Local Loop Facility Tour


The local loop consists of feeder cables which are used to carry telephone traffic from the phone company's central office, which is also called a wire center, to various service areas established throughout the geographic territory served by that particular central office.

In most cases, local loops are copper (conventional twisted pair).  Inside the central office, the local loop begins at the Main Distribution Frame (MDF).  The MDF is a very large structure where the copper wires which make up a local loop are attached.  Hundreds of these wires are bundled together into a single cable bundle serveral inches thick.  This cable runs through the basement of the central office and out into the phone company's conduit system and then into a neighborhood.  At some point, the cable will come out of the conduit system into an above-ground cabinet.  In this cabinet, each of the individual wires will be attached to a particular location on a small panel.  These individual wires are "cross-connected" at this point with wires running into nearby homes and businesses.
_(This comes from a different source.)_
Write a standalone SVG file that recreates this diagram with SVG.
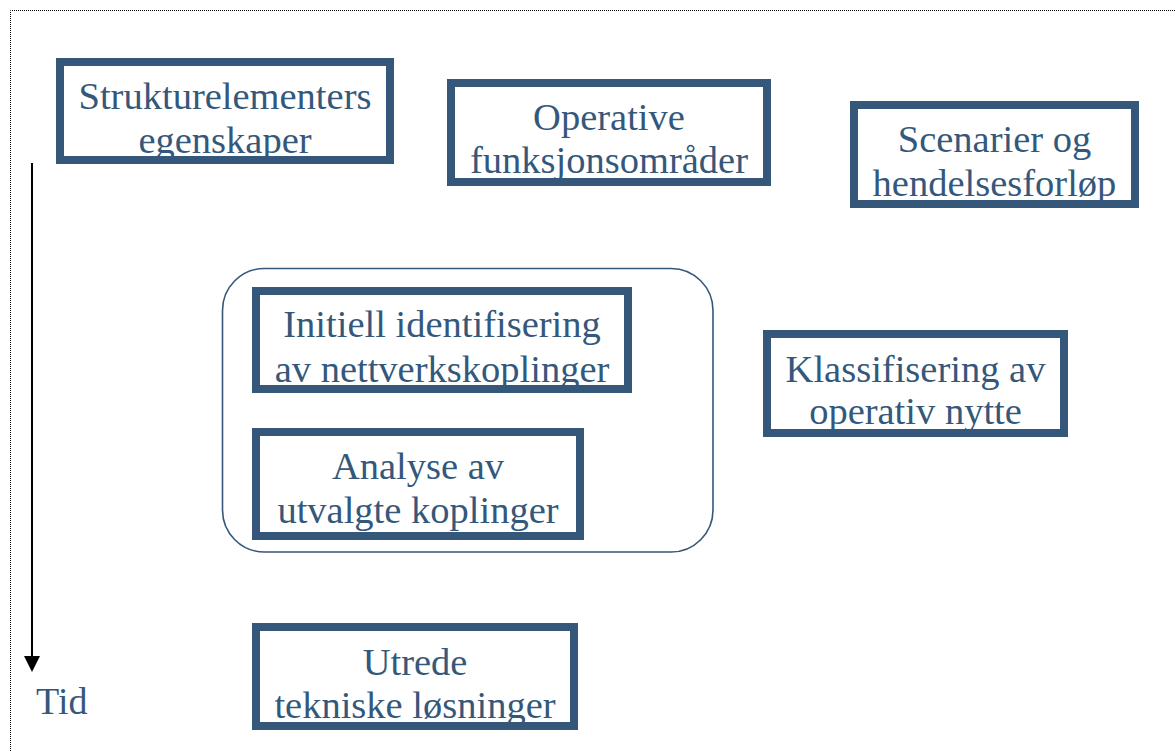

There are also other types of local loops.  Sometime the feeder cables are equipped to act as Subscriber Loop Carrier (SLC) systems.  In the case of copper cables, this is accomplished by installing subscriber digital loop carrier systems.  Alternatively, fiber optic cables can be used to transmit the digital signals optically.  The actual equipment used at the end of the feeder to provide the loop carrier system functionality is typically housed in special above-ground cabinets or in below-ground Controlled Environmental Vaults (CEVs).  The area served by digital carrier feeder cable is classified as a carrier serving area.

Only about 5% of phone company's loops are subscriber digital loop carriers.  The other 95% is still plain old copper.  However, much of todays growth is being implemented through the placement of subscriber loop carrier systems.